■ **INSTRUCTIONS FOR THE TASK**: Omit all pictures. Copy the rest of the material exactly.

── DATASET CONTENT

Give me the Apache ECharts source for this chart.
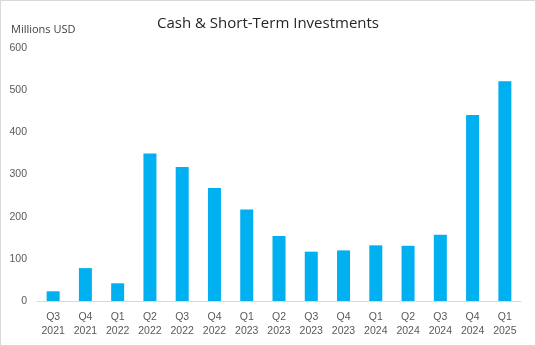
<!DOCTYPE html>
<html><head><meta charset="utf-8">
<script src="https://cdn.jsdelivr.net/npm/echarts@6/dist/echarts.min.js"></script>
<style>html,body{margin:0;padding:0;background:#fff}#c{width:536px;height:346px;box-sizing:border-box;border:1px solid #d9d9d9}</style>
</head><body><div id="c"></div>
<script>
const quarters = ["Q3","Q4","Q1","Q2","Q3","Q4","Q1","Q2","Q3","Q4","Q1","Q2","Q3","Q4","Q1"];
const years = ["2021","2021","2022","2022","2022","2022","2023","2023","2023","2023","2024","2024","2024","2024","2025"];
const cashValues = [23, 78, 42, 350, 318, 268, 217, 154, 117, 120, 132, 131, 157, 441, 521];
const yTicks = [0, 100, 200, 300, 400, 500, 600];

const categories = quarters.map((q, i) => q + "\n" + years[i]);
const chart = echarts.init(document.getElementById('c'));
chart.setOption({
  animation: false,
  title: {
    text: "Cash & Short-Term Investments",
    left: 'center', top: 10,
    textStyle: { fontFamily: 'Open Sans', fontSize: 15, fontWeight: 'normal', color: '#262626' }
  },
  graphic: [{
    type: 'text', left: 10, top: 23,
    style: { text: 'Millions USD', fontFamily: 'Open Sans', fontSize: 11, fill: '#404040' }
  }],
  grid: { left: 36, right: 14, top: 47, bottom: 44 },
  xAxis: {
    type: 'category', data: categories,
    axisLine: { lineStyle: { color: '#d9d9d9' } },
    axisTick: { show: false },
    axisLabel: { color: '#595959', fontFamily: 'Liberation Sans', fontSize: 10.5, lineHeight: 14, margin: 9, interval: 0 }
  },
  yAxis: {
    type: 'value', min: yTicks[0], max: yTicks[yTicks.length - 1], interval: 100,
    splitLine: { show: false },
    axisLabel: { color: '#595959', fontFamily: 'Liberation Sans', fontSize: 10.5, margin: 10 }
  },
  series: [{
    type: 'bar', data: cashValues, barWidth: 13,
    itemStyle: { color: '#00B0F0' }
  }]
});
</script></body></html>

────

■ **RESULT OF THE EXERCISE**:
Give me the Apache ECharts source for this chart.
<!DOCTYPE html>
<html><head><meta charset="utf-8">
<script src="https://cdn.jsdelivr.net/npm/echarts@6/dist/echarts.min.js"></script>
<style>html,body{margin:0;padding:0;background:#fff}#c{width:536px;height:346px;box-sizing:border-box;border:1px solid #d9d9d9}</style>
</head><body><div id="c"></div>
<script>
const quarters = ["Q3","Q4","Q1","Q2","Q3","Q4","Q1","Q2","Q3","Q4","Q1","Q2","Q3","Q4","Q1"];
const years = ["2021","2021","2022","2022","2022","2022","2023","2023","2023","2023","2024","2024","2024","2024","2025"];
const cashValues = [23, 78, 42, 350, 318, 268, 217, 154, 117, 120, 132, 131, 157, 441, 521];
const yTicks = [0, 100, 200, 300, 400, 500, 600];

const categories = quarters.map((q, i) => q + "\n" + years[i]);
const chart = echarts.init(document.getElementById('c'));
chart.setOption({
  animation: false,
  title: {
    text: "Cash & Short-Term Investments",
    left: 'center', top: 10,
    textStyle: { fontFamily: 'Open Sans', fontSize: 15, fontWeight: 'normal', color: '#262626' }
  },
  graphic: [{
    type: 'text', left: 10, top: 23,
    style: { text: 'Millions USD', fontFamily: 'Open Sans', fontSize: 11, fill: '#404040' }
  }],
  grid: { left: 36, right: 14, top: 47, bottom: 44 },
  xAxis: {
    type: 'category', data: categories,
    axisLine: { lineStyle: { color: '#d9d9d9' } },
    axisTick: { show: false },
    axisLabel: { color: '#595959', fontFamily: 'Liberation Sans', fontSize: 10.5, lineHeight: 14, margin: 9, interval: 0 }
  },
  yAxis: {
    type: 'value', min: yTicks[0], max: yTicks[yTicks.length - 1], interval: 100,
    splitLine: { show: false },
    axisLabel: { color: '#595959', fontFamily: 'Liberation Sans', fontSize: 10.5, margin: 10 }
  },
  series: [{
    type: 'bar', data: cashValues, barWidth: 13,
    itemStyle: { color: '#00B0F0' }
  }]
});
</script></body></html>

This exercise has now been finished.